▸ **TASK DIRECTIONS**:
Find the lines holding the word "page" and collect them.

▸ **EXTRACTED RECORDS**:
◇ ◇ ◇ ◇ ◇ ◇ ◇
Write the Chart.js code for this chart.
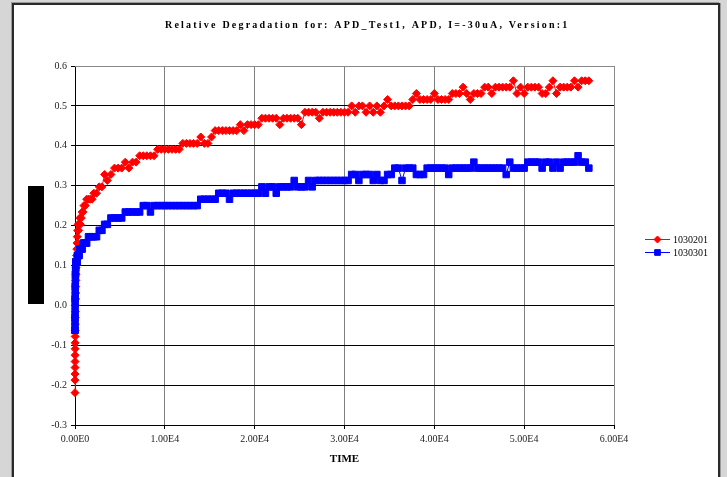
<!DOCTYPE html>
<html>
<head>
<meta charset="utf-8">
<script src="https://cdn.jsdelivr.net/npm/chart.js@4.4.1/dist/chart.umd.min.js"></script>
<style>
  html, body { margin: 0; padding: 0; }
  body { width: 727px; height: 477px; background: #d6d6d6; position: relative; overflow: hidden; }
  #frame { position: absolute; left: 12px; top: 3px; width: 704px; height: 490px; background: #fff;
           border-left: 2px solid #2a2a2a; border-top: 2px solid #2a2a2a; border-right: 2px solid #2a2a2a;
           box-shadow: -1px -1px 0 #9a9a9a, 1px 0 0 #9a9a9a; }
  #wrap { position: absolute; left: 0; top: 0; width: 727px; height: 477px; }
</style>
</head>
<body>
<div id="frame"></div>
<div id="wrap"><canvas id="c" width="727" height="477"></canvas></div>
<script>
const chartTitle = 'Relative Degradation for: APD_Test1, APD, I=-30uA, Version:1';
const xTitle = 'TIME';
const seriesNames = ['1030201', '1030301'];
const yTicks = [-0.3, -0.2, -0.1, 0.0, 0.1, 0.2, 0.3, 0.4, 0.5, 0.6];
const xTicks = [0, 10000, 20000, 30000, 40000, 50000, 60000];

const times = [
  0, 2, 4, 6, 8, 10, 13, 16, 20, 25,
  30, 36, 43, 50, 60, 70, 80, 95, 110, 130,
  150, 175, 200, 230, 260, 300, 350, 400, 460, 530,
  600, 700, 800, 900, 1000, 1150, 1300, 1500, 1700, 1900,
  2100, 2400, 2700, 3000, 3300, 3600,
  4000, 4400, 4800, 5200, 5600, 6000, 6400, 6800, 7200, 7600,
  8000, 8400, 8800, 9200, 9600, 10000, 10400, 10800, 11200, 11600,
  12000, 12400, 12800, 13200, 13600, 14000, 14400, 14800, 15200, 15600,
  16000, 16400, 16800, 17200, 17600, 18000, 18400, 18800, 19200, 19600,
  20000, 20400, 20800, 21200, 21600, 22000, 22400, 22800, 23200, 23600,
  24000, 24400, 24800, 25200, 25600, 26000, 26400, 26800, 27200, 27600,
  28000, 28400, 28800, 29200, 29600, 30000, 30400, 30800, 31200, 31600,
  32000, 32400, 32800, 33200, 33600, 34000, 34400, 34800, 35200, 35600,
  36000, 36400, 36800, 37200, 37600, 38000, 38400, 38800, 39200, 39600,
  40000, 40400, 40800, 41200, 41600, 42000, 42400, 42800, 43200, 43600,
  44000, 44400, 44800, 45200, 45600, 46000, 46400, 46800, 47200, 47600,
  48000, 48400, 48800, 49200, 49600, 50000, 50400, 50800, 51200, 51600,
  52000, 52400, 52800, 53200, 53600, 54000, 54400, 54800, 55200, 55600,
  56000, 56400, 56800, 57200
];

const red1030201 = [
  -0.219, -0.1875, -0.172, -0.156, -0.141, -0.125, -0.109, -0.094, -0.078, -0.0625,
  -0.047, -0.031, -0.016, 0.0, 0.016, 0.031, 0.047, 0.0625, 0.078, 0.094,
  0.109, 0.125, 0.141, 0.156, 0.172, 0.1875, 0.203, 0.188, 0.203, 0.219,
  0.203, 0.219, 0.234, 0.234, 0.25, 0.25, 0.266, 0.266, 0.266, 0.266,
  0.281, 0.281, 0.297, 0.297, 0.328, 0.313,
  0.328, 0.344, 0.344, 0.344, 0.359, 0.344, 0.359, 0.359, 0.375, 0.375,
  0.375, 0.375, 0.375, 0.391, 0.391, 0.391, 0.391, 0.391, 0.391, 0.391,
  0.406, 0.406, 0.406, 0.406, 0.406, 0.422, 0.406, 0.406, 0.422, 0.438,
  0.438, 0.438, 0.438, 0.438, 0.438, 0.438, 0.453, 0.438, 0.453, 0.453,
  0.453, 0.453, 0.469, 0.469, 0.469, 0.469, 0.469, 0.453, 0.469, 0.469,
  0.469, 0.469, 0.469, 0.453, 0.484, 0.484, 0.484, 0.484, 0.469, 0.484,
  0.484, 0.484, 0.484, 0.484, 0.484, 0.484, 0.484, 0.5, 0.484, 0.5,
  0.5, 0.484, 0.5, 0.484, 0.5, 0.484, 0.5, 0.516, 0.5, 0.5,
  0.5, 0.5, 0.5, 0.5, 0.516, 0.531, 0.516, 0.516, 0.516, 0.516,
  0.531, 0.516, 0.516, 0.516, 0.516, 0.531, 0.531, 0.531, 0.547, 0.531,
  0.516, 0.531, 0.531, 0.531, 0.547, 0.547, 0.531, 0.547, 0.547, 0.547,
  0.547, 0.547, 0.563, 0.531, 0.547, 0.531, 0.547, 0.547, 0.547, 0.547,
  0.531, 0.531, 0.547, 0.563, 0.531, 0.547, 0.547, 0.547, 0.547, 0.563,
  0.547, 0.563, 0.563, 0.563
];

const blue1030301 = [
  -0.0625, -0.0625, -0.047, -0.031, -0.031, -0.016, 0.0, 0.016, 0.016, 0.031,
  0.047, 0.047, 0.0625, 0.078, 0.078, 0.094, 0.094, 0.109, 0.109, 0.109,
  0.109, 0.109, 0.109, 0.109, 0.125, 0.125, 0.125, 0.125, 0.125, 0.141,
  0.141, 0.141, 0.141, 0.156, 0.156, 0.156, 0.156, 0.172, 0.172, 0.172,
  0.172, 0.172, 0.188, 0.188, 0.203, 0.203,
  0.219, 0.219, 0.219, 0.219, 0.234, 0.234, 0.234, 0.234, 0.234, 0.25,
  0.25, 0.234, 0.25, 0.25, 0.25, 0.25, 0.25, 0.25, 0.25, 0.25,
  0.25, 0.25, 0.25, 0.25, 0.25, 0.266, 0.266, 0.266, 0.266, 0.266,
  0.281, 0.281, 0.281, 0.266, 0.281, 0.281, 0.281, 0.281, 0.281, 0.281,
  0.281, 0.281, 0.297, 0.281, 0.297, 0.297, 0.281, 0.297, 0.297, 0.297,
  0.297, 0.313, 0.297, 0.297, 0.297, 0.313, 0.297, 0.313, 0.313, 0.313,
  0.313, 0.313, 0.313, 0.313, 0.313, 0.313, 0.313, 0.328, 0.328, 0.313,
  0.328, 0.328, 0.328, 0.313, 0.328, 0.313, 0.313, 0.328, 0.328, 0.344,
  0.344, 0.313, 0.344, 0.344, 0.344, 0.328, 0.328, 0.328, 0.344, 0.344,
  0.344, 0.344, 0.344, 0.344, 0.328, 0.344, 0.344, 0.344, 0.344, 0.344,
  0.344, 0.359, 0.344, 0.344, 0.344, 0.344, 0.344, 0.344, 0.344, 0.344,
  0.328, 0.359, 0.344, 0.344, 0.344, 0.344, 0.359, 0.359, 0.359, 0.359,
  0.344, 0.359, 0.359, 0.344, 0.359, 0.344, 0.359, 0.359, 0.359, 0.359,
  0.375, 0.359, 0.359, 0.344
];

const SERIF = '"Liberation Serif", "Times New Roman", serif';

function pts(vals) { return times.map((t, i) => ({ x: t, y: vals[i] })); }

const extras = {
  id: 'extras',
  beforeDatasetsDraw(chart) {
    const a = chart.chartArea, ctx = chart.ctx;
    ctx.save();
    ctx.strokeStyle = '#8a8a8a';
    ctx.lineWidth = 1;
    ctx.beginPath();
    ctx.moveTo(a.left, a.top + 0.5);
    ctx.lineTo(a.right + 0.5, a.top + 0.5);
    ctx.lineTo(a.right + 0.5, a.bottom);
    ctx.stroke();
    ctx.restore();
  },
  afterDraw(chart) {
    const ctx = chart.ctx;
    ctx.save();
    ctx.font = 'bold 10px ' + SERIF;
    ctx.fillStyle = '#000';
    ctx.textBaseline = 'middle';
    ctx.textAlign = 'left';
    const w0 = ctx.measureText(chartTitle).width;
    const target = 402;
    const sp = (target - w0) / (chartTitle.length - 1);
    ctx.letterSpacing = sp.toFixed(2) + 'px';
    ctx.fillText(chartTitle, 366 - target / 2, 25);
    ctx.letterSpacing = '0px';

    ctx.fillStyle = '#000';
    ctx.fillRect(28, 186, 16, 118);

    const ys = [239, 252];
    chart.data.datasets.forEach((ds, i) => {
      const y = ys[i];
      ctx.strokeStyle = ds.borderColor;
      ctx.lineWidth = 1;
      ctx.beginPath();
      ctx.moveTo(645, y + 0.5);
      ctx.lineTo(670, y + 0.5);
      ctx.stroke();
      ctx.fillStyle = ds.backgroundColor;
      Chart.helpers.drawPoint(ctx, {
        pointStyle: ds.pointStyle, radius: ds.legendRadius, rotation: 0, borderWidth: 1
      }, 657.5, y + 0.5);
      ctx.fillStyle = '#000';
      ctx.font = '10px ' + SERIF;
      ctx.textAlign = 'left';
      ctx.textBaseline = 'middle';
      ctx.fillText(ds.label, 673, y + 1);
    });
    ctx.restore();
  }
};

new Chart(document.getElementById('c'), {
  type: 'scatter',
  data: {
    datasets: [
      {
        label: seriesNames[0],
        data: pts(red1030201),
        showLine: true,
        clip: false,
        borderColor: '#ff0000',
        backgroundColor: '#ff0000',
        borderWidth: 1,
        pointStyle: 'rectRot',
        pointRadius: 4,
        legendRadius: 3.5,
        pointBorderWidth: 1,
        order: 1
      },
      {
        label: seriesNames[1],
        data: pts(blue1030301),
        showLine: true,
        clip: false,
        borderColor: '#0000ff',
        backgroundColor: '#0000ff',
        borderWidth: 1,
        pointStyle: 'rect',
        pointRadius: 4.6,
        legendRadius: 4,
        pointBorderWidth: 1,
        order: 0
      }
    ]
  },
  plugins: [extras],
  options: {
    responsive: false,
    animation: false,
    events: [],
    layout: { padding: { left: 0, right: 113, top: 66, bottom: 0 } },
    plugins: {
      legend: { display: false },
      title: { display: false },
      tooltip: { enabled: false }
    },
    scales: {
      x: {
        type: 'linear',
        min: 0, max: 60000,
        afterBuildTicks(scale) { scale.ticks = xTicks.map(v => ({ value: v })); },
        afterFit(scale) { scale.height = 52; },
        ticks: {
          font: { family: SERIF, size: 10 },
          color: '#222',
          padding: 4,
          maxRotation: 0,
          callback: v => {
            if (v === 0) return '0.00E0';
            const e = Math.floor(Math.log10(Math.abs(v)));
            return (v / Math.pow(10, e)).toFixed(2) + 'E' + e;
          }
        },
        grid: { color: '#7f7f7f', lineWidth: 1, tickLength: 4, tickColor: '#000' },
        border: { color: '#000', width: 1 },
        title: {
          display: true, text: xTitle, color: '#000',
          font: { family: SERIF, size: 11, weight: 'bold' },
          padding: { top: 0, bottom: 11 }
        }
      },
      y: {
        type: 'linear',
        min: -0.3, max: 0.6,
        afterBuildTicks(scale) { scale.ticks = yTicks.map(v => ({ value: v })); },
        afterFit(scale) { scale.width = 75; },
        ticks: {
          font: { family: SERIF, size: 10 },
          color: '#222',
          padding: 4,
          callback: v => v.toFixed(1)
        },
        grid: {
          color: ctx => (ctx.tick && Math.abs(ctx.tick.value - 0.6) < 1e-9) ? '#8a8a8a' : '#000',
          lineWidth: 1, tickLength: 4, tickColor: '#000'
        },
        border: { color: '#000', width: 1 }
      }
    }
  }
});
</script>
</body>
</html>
◇ ◇ ◇ ◇ ◇ ◇ ◇
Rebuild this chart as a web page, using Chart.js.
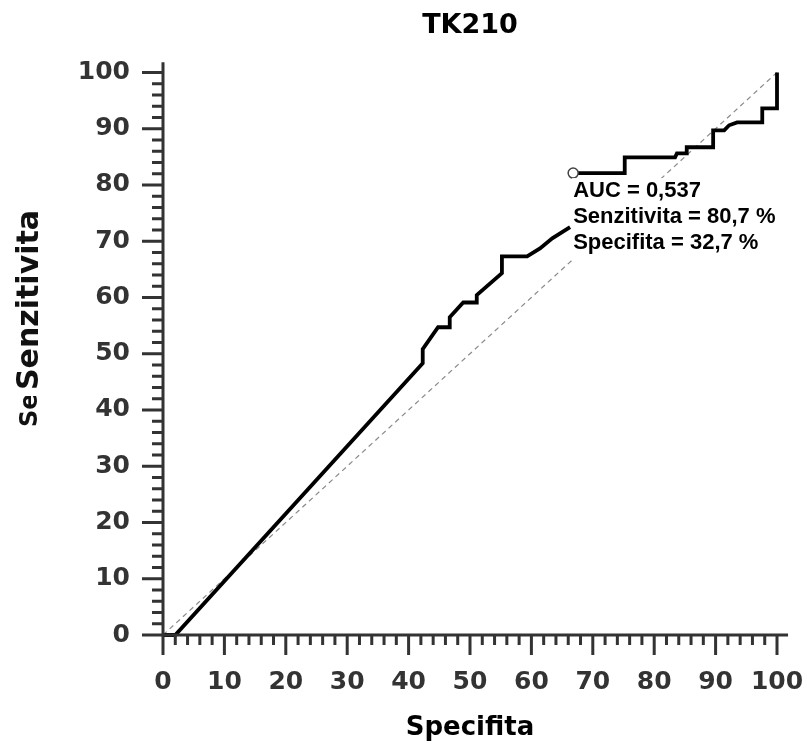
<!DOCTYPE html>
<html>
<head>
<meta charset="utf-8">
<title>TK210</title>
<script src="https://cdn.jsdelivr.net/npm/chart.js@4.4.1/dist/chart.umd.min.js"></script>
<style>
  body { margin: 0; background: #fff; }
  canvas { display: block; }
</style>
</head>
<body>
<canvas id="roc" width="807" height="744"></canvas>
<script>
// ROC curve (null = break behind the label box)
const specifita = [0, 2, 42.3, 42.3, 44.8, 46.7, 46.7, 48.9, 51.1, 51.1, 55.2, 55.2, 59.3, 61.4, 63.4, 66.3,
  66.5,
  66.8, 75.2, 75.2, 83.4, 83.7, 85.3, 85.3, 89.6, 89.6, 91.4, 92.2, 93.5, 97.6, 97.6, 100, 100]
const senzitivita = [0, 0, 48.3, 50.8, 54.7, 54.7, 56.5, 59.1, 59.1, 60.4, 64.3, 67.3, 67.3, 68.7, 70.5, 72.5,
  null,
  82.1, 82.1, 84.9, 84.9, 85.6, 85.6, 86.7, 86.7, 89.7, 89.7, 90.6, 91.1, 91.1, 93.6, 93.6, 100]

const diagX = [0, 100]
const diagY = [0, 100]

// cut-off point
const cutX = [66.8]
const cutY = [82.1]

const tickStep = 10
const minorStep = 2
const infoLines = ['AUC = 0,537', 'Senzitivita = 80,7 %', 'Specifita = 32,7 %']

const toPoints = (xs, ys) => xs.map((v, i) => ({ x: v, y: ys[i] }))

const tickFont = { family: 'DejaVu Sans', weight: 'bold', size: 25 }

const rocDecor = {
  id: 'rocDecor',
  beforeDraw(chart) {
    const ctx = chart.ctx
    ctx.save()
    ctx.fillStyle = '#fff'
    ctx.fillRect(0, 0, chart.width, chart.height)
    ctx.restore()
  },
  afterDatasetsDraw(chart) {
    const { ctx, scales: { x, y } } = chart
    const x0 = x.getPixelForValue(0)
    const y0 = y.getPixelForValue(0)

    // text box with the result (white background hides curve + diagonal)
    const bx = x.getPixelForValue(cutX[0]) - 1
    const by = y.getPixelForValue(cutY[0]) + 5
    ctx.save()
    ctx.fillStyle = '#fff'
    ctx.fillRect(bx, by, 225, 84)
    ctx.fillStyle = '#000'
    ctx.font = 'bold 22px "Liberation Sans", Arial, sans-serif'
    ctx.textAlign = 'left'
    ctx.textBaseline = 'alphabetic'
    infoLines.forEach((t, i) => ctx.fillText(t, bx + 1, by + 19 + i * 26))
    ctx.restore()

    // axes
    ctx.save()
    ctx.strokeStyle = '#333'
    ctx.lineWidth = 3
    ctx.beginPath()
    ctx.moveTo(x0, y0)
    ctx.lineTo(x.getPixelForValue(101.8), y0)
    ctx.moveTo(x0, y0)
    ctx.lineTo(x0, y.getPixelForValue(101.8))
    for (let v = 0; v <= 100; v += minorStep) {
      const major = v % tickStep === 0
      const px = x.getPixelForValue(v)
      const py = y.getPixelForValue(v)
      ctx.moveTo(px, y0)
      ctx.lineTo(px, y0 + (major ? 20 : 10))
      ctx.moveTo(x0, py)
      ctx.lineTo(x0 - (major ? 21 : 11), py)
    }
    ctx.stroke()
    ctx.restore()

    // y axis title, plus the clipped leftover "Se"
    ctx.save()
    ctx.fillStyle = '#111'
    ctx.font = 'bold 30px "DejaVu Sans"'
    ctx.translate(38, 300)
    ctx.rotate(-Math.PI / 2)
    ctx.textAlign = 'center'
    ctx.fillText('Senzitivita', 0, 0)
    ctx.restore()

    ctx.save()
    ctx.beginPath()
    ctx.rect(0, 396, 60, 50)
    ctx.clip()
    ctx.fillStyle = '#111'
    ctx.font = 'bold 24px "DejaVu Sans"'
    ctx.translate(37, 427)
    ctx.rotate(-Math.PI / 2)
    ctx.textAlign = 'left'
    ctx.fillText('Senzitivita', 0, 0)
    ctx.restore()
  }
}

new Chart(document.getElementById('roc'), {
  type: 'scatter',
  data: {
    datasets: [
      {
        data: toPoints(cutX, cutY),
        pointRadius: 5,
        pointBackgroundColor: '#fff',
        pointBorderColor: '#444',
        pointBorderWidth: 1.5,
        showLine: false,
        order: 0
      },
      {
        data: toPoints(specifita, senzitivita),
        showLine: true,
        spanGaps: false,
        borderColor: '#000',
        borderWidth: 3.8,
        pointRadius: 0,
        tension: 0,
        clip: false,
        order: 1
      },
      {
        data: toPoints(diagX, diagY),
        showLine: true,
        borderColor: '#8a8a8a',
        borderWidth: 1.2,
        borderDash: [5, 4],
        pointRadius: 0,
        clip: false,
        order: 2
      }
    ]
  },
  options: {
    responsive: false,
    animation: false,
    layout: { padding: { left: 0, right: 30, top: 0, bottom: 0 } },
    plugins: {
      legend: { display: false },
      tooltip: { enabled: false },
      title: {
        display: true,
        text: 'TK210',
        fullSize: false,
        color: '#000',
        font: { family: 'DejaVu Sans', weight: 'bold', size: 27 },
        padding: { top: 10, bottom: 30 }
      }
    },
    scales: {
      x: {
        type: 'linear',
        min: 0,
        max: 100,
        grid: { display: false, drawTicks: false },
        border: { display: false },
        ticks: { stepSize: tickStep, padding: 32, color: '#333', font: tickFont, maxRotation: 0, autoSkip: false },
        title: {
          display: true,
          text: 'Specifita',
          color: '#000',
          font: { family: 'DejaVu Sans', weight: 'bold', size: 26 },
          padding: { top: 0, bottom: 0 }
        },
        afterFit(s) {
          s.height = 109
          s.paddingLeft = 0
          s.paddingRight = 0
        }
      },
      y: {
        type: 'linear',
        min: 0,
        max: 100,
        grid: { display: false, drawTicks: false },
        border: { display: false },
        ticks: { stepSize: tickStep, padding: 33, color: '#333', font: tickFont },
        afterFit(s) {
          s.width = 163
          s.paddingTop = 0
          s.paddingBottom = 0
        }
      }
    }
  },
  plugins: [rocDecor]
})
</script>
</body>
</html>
◇ ◇ ◇ ◇ ◇ ◇ ◇
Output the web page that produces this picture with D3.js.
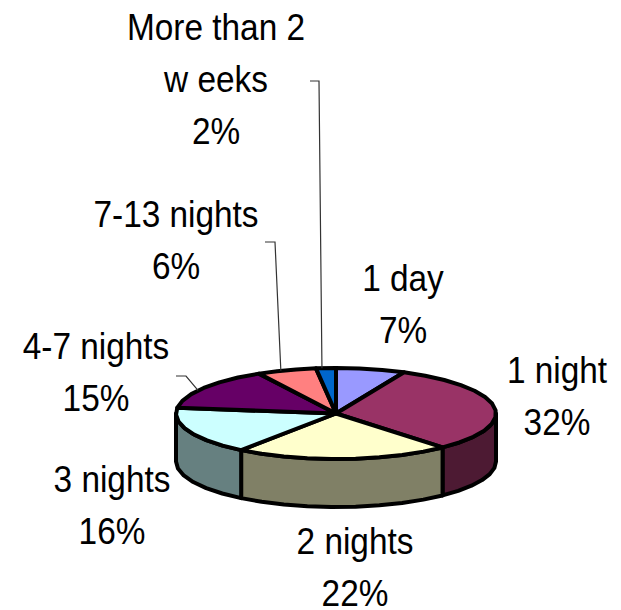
◇ ◇ ◇ ◇ ◇ ◇ ◇
▸ **RIGHT ANSWER**:
Rebuild this chart as a web page, using Chart.js.
Output the web page that produces this picture with D3.js.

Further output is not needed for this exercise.